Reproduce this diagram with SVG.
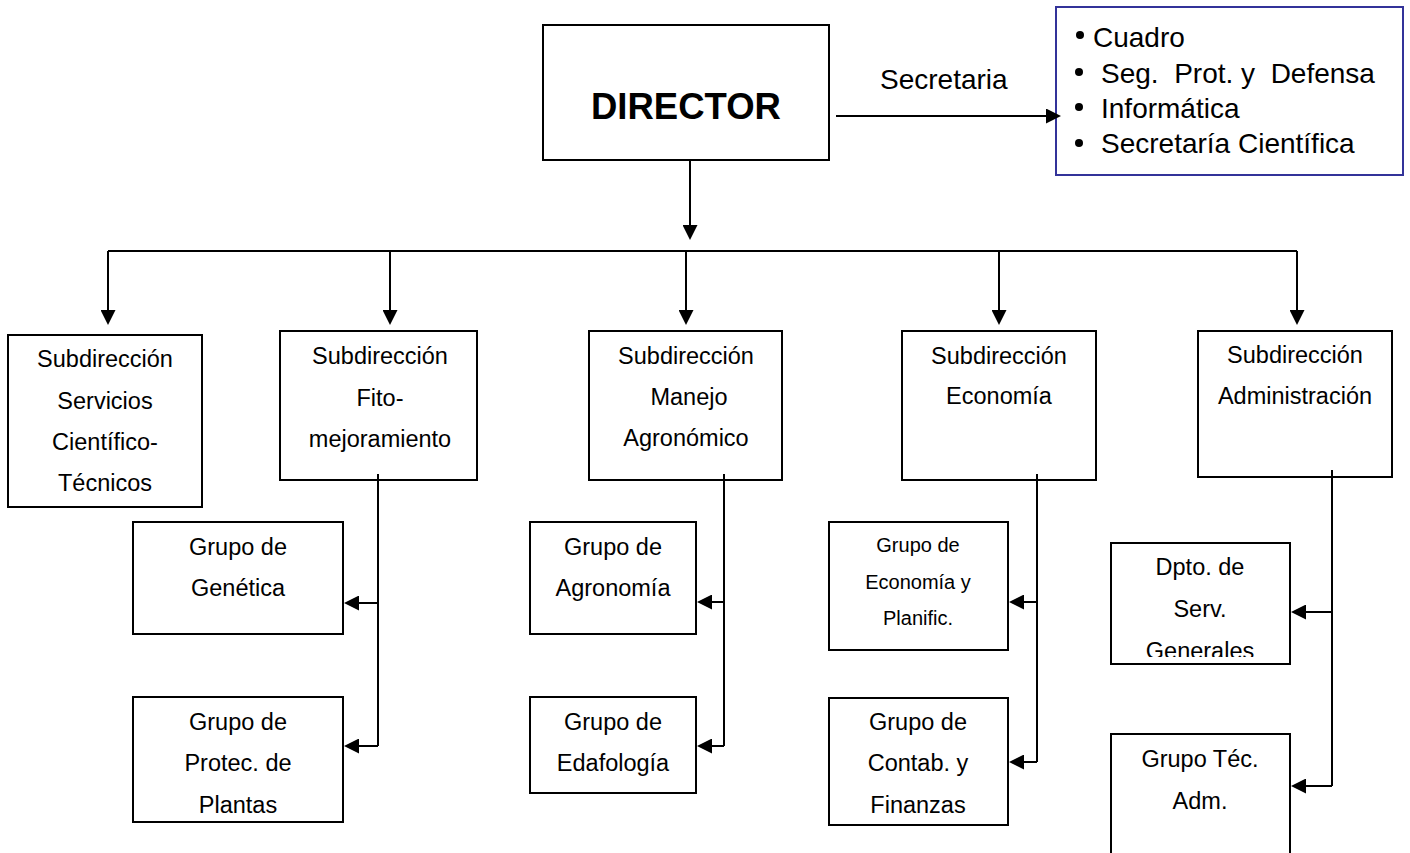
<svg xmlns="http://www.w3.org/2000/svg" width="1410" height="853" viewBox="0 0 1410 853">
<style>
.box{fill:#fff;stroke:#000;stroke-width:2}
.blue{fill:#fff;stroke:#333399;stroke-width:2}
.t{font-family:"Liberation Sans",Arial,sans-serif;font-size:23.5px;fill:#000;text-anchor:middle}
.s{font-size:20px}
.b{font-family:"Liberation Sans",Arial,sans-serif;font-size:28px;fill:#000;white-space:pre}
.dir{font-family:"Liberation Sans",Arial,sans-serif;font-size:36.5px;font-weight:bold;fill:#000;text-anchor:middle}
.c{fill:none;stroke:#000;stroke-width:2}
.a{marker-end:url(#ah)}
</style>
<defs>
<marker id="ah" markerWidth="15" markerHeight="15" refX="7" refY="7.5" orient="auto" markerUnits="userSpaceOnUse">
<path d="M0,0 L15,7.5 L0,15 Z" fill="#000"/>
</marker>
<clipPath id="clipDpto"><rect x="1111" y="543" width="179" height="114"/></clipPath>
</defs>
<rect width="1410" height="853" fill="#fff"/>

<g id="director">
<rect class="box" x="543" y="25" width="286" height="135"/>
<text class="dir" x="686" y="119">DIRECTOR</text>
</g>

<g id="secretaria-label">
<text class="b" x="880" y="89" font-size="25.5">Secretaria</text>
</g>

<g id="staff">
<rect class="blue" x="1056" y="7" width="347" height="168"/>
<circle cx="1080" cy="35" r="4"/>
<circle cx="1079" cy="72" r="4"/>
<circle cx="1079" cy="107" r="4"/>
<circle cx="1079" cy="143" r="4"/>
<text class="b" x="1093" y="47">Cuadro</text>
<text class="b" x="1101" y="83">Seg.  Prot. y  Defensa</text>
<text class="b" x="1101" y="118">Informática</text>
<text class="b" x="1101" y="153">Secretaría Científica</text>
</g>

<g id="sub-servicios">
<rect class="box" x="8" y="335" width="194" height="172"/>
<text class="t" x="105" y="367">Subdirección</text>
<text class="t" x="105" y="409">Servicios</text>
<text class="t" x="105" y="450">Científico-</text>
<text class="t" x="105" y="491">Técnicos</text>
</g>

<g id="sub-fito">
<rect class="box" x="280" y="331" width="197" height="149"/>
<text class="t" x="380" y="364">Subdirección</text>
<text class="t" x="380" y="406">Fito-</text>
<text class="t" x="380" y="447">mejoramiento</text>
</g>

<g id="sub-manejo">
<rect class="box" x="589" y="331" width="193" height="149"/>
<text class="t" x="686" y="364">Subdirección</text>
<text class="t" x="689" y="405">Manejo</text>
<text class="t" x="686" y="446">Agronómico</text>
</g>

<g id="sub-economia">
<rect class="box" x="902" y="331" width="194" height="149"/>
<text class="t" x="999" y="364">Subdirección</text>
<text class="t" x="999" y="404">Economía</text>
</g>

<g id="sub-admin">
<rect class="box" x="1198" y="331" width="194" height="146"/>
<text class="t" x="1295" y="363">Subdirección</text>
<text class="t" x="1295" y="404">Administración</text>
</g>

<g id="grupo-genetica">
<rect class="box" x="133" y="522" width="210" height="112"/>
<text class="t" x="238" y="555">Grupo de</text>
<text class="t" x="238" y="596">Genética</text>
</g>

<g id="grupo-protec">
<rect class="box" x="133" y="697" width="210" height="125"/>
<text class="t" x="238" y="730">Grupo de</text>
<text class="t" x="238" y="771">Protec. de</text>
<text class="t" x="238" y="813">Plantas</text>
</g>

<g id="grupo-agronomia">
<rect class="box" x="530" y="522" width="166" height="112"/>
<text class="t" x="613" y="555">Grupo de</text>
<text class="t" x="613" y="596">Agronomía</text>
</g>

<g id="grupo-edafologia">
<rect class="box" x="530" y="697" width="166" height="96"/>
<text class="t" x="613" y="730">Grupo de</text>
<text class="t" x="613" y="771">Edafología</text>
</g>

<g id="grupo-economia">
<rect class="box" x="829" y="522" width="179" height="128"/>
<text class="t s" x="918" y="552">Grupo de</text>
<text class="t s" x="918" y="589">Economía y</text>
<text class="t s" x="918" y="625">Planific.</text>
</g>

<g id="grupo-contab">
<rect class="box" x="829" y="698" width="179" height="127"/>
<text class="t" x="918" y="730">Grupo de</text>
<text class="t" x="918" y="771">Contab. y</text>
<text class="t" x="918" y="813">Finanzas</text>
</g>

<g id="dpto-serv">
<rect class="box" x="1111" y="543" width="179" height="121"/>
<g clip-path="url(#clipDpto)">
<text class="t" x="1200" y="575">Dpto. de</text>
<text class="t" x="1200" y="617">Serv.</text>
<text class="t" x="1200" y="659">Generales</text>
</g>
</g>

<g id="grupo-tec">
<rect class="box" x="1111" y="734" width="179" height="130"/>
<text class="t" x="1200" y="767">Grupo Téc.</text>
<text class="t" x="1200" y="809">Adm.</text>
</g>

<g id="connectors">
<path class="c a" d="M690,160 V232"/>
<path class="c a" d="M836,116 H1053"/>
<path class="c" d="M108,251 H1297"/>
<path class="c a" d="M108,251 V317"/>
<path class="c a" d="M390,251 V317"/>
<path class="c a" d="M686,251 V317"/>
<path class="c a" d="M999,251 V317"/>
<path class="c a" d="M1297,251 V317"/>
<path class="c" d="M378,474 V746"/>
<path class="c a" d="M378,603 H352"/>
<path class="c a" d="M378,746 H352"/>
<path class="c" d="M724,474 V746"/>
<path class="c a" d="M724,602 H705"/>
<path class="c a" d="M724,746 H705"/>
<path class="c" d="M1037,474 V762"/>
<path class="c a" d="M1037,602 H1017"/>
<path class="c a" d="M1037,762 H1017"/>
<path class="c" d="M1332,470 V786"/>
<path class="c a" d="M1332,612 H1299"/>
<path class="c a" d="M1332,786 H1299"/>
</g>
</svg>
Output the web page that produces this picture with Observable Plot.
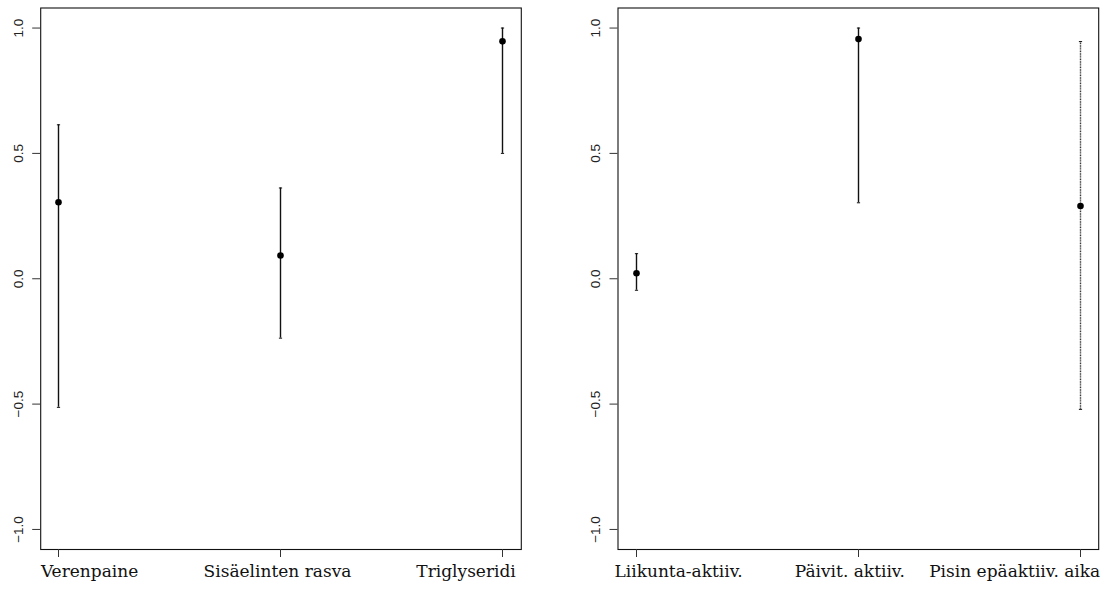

## WRITTEN PROBLEM
Search the records for the word "this", then list every line that has it.

## THE RESULT
Reproduce this diagram with SVG.
Output the web page that produces this picture with Observable Plot.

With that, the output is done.